Michelle Yesudas, who is on Rafizi’s defence team, said Sessions Court Judge Zamri Bakar ordered trial to proceed in August and rejected a stay application pending an appeal by Rafizi at the High Court.

“All the judge said was that the questions were raised by the applicant, not the DPP nor the court, so application denied,” she said when contacted.

Rafizi is seeking to challenge the constitutionality of the now-repealed Banking and Financial Institutions Act (BAFIA) 1989, arguing that it violates provisions in Articles 5 and 8 of the Federal Constitution.

His lead counsel, Padang Serai MP N. Surendran, said earlier that Section 87(2) of the Act removes the right against self-incrimination, “which means a person arrested under Bafia has to give full statement confessing everything, which is against every principle of law”.

Surendran also argued that it is unconstitutional to proceed with a case against an individual under a non-existent law, and that the charge against Rafizi carries no element of intention.

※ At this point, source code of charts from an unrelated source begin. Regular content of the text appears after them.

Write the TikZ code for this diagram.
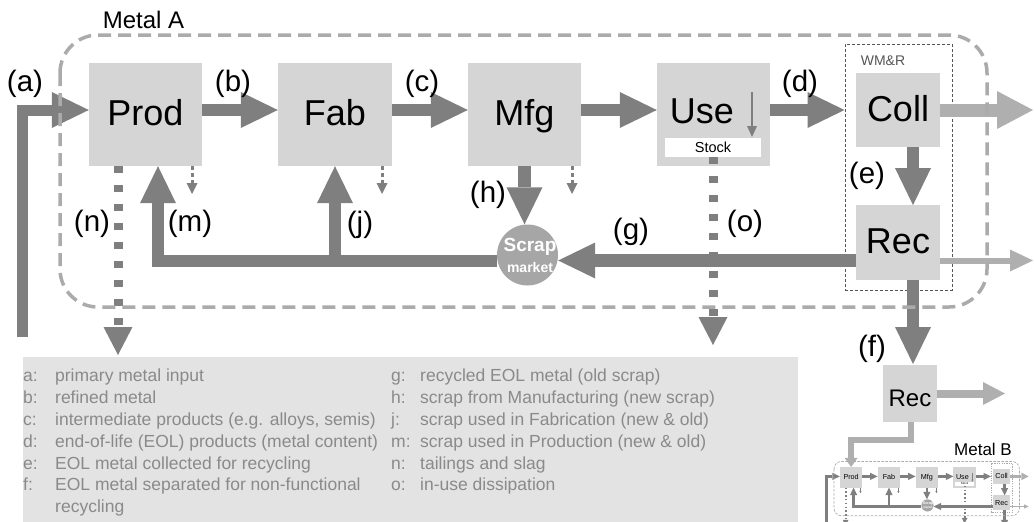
\documentclass[tikz,border=0pt]{standalone}
\usepackage{fontspec}
\setmainfont{Liberation Sans}
\usetikzlibrary{arrows.meta}
\definecolor{boxc}{HTML}{D5D5D5}
\definecolor{arrowc}{HTML}{7F7F7F}
\definecolor{lightc}{HTML}{AFAFAF}
\definecolor{dashc}{HTML}{ABABAB}
\definecolor{scrapc}{HTML}{A6A6A6}
\definecolor{legc}{HTML}{E3E3E3}
\definecolor{legtext}{HTML}{8A8A8A}
\definecolor{wmrc}{HTML}{555555}
\newcommand\myfs[1]{\fontsize{#1pt}{#1pt}\selectfont}
\newcommand\setdims[1]{%
  \pgfmathsetmacro\wA{12.5*#1}\pgfmathsetmacro\lA{37*#1}\pgfmathsetmacro\hA{36*#1}%
  \pgfmathsetmacro\wAa{11*#1}%
  \pgfmathsetmacro\wC{13*#1}\pgfmathsetmacro\lC{36*#1}\pgfmathsetmacro\hC{38*#1}%
  \pgfmathsetmacro\wB{6*#1}\pgfmathsetmacro\lB{23*#1}\pgfmathsetmacro\hB{22*#1}%
  \pgfmathsetmacro\wD{9*#1}\pgfmathsetmacro\lD{28*#1}\pgfmathsetmacro\hD{29*#1}%
  \pgfmathsetmacro\dOn{7*#1}\pgfmathsetmacro\dOff{12*#1}%
  \pgfmathsetmacro\wS{3*#1}\pgfmathsetmacro\lS{11*#1}\pgfmathsetmacro\hS{11*#1}%
  \pgfmathsetmacro\sOn{4*#1}\pgfmathsetmacro\sOff{3*#1}%
  \pgfmathsetmacro\wU{2.5*#1}\pgfmathsetmacro\lU{11*#1}\pgfmathsetmacro\hU{10*#1}%
  \pgfmathsetmacro\wG{3.5*#1}\pgfmathsetmacro\gOn{13*#1}\pgfmathsetmacro\gOff{7*#1}\pgfmathsetmacro\rG{38*#1}%
  \pgfmathsetmacro\wW{max(1*#1,0.5)}\pgfmathsetmacro\wOn{max(3*#1,1.2)}\pgfmathsetmacro\wOff{max(2*#1,1.2)}%
}
\tikzset{
  box/.style={fill=boxc, inner sep=0pt, minimum width=113pt, minimum height=103pt,
    font=\myfs{36}, text height=26pt, text depth=4pt},
  cbox/.style={box, minimum width=84pt, minimum height=74.5pt},
  plaintext/.style={inner sep=0pt, font=\myfs{36}},
  stockbox/.style={fill=white, inner sep=0pt, minimum width=96pt, minimum height=19pt,
    font=\myfs{14.5}, text height=10.4pt, text depth=0pt},
  wmrbox/.style={draw=wmrc, line width=\wW pt, dash pattern=on \wOn pt off \wOff pt,
    minimum width=107pt, minimum height=246pt, inner sep=0pt},
  scrapnode/.style={circle, fill=scrapc, minimum size=61pt, inner sep=0pt},
  scraptext/.style={text=white, inner sep=0pt, font=\bfseries\myfs{19}},
  markettext/.style={text=white, inner sep=0pt, font=\bfseries\myfs{14}},
  groupbox/.style={draw=dashc, line width=\wG pt, dash pattern=on \gOn pt off \gOff pt,
    rounded corners=\rG pt},
  flow/.style={draw=arrowc, line width=\wA pt, line join=miter,
    -{Triangle[length=\lA pt, width=\hA pt, line width=0pt]}},
  flowa/.style={flow, line width=\wAa pt},
  lightflow/.style={draw=lightc, line width=\wC pt,
    -{Triangle[length=\lC pt, width=\hC pt, line width=0pt]}},
  lightthin/.style={draw=lightc, line width=\wB pt,
    -{Triangle[length=\lB pt, width=\hB pt, line width=0pt]}},
  dotflow/.style={draw=arrowc, line width=\wD pt, dash pattern=on \dOn pt off \dOff pt,
    -{Triangle[length=\lD pt, width=\hD pt, line width=0pt]}},
  smallflow/.style={draw=arrowc, line width=\wS pt, dash pattern=on \sOn pt off \sOff pt,
    -{Triangle[length=\lS pt, width=\hS pt, line width=0pt]}},
  useflow/.style={draw=arrowc, line width=\wU pt,
    -{Triangle[length=\lU pt, width=\hU pt, line width=0pt]}},
  lbl/.style={inner sep=0pt, font=\myfs{29.5}, text height=21pt, text depth=6pt},
  legtxt/.style={inner sep=0pt, anchor=north west, align=left, text=legtext,
    font=\fontsize{17.5pt}{21.8pt}\selectfont},
}
\newcommand\metalcore{%
  \node[box] (Prod) at (145.5,114.5) {Prod};
  \node[box, minimum width=114pt] (Fab) at (335,114.5) {Fab};
  \node[box] (Mfg) at (524.5,114.5) {Mfg};
  \node[box] (Use) at (713.5,114.5) {};
  \node[plaintext, anchor=base] (UseT) at (702,123) {Use};
  \node[stockbox] (Stock) at (713,147.5) {Stock};
  \node[wmrbox] (WMR) at (898.5,167) {};
  \node[cbox] (Coll) at (898,110) {Coll};
  \node[cbox] (Rec) at (898,242.5) {Rec};
  \node[scrapnode] (Scrap) at (527.5,255) {};
  \node[scraptext, anchor=base] (ScrapT) at (530,251) {Scrap};
  \node[markettext, anchor=base] (ScrapM) at (530,272) {market};
  \coordinate (row) at (0,110);
  \coordinate (gl) at (0,260.5);
  \coordinate (ml) at (158,261);
  \coordinate (jl) at (335,261);
  \coordinate (a0) at (22,337);
  \coordinate (ex) at (913,0);
  \coordinate (nend) at (118,355);
  \coordinate (oend) at (713,345);
  \coordinate (s1) at (192,194);
  \coordinate (s2) at (382,194);
  \coordinate (s3) at (572,194);
  \coordinate (u1) at (752,92);
  \coordinate (u2) at (752,137);
  \coordinate (cout) at (1033,110);
  \coordinate (rout) at (1033,260.5);
  \coordinate (fend) at (913,364);
  \draw[flowa] (a0) |- (Prod.west |- row);
  \draw[flow] (Prod.east |- row) -- (Fab.west |- row);
  \draw[flow] (Fab.east |- row) -- (Mfg.west |- row);
  \draw[flow] (Mfg.east |- row) -- (Use.west |- row);
  \draw[flow] (Use.east |- row) -- (WMR.west |- row);
  \draw[lightflow] (Coll.east |- row) -- (cout);
  \draw[flow] (Coll.south -| ex) -- (Rec.north -| ex);
  \draw[flow] (Rec.south -| ex) -- (fend);
  \draw[flow] (Rec.west |- gl) -- (Scrap.east |- gl);
  \draw[lightthin] (Rec.east |- gl) -- (rout);
  \draw[flow] (Mfg.south) -- (Mfg.south |- Scrap.north);
  \draw[flow] (Scrap.west |- ml) -| (Prod.south -| ml);
  \draw[flow] (jl) -- (Fab.south -| jl);
  \draw[dotflow] (Prod.south -| nend) -- (nend);
  \draw[dotflow] (Stock.south) -- (oend);
  \draw[smallflow] (Prod.south -| s1) -- (s1);
  \draw[smallflow] (Fab.south -| s2) -- (s2);
  \draw[smallflow] (Mfg.south -| s3) -- (s3);
  \draw[useflow] (u1) -- (u2);
  \draw[groupbox] (60,35) rectangle (987,307);
}
\begin{document}
\begin{tikzpicture}[x=1pt, y=-1pt]
\useasboundingbox (0,0) rectangle (1034,522);
% legend
\node[fill=legc, inner sep=0pt, minimum width=775pt, minimum height=175pt, anchor=north west] (legend) at (23,357) {};
\node[legtxt] (legL) at (23,369) {%
\makebox[32pt][l]{a:}primary metal input\\
\makebox[32pt][l]{b:}refined metal\\
\makebox[32pt][l]{c:}intermediate products (e.g. alloys, semis)\\
\makebox[32pt][l]{d:}end-of-life (EOL) products (metal content)\\
\makebox[32pt][l]{e:}EOL metal collected for recycling\\
\makebox[32pt][l]{f:}EOL metal separated for non-functional\\
\makebox[32pt][l]{}recycling};
\node[legtxt] (legR) at (391,369) {%
\makebox[29pt][l]{g:}recycled EOL metal (old scrap)\\
\makebox[29pt][l]{h:}scrap from Manufacturing (new scrap)\\
\makebox[29pt][l]{j:}scrap used in Fabrication (new \& old)\\
\makebox[29pt][l]{m:}scrap used in Production (new \& old)\\
\makebox[29pt][l]{n:}tailings and slag\\
\makebox[29pt][l]{o:}in-use dissipation};
% metal A
\setdims{1}
\metalcore
\node[inner sep=0pt, font=\myfs{24}, text height=17pt, text depth=0pt] (titleA) at (143.5,19.5) {Metal A};
\node[inner sep=0pt, font=\myfs{14}, text=wmrc, text height=10pt, text depth=0pt] (wmrT) at (883,60) {WM\&R};
\node[lbl] (la) at (25,84) {(a)};
\node[lbl] (lb) at (233,84) {(b)};
\node[lbl] (lc) at (422,84) {(c)};
\node[lbl] (ld) at (800,84) {(d)};
\node[lbl] (le) at (867,176) {(e)};
\node[lbl] (lf) at (872,349) {(f)};
\node[lbl] (lg) at (631,232) {(g)};
\node[lbl] (lh) at (488,195) {(h)};
\node[lbl] (lj) at (360,225) {(j)};
\node[lbl] (lm) at (190,224) {(m)};
\node[lbl] (ln) at (92,224) {(n)};
\node[lbl] (lo) at (745,224) {(o)};
% recycling into metal B
\node[box, minimum width=54pt, minimum height=57pt, font=\myfs{24}, text height=25pt, text depth=0pt] (RecB) at (910,393.5) {Rec};
\coordinate (rbout) at (1005,393.5);
\coordinate (rb1) at (911,440);
\draw[lightflow, line width=8pt, -{Triangle[length=22pt, width=23pt, line width=0pt]}] (RecB.east) -- (rbout);
\node[inner sep=0pt, font=\myfs{17}, text height=12.2pt, text depth=0pt] (titleB) at (983,449.5) {Metal B};
% metal B (miniature)
\begin{scope}[shift={(822,454.4)}, scale=0.2, transform shape, name prefix=B-]
\tikzset{wmrbox/.append style={draw=dashc}}
\setdims{0.2}
\metalcore
\end{scope}
\draw[lightflow, line width=6pt, line join=miter, -{Triangle[length=9pt, width=13pt, line width=0pt]}] (RecB.south -| rb1) -- (rb1) -| (B-Prod.north);
\end{tikzpicture}
\end{document}
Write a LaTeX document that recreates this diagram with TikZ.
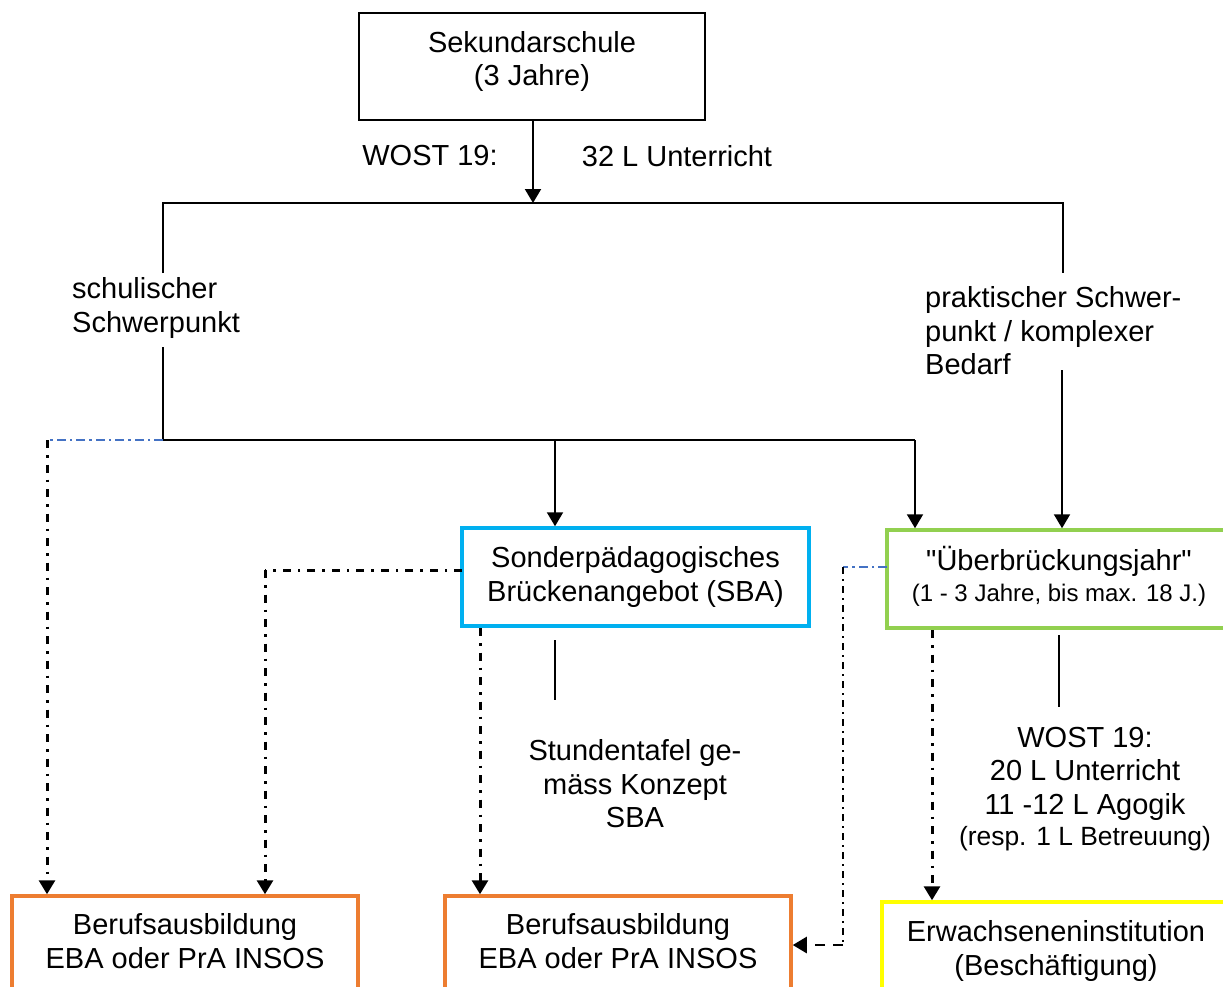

In 2013, Bafia was repealed and replaced with the Financial Services Act 2013.

Rafizi, who is Pandan MP and a PKR vice-president, was charged in August 2012 with revealing four Public Bank customer-profile documents to unauthorised individuals.

The documents comprised balance summaries relating to the National Feedlot Centre (NFC), National Meat and Livestock Sdn Bhd, Agroscience Industries Sdn Bhd and National Feedlot Corporation (NFCorp) chairman Datuk Seri Mohamad Salleh Ismail.

He allegedly committed the offence at the PKR’s headquarters at Merchant Square in Petaling Jaya on March 7, 2012.

The charge under Section 97(1) of the Bafia, punishable under Section 103(1)(a) of the same Act, carries a maximum three years’ jail or RM3 million fine, or both, upon conviction.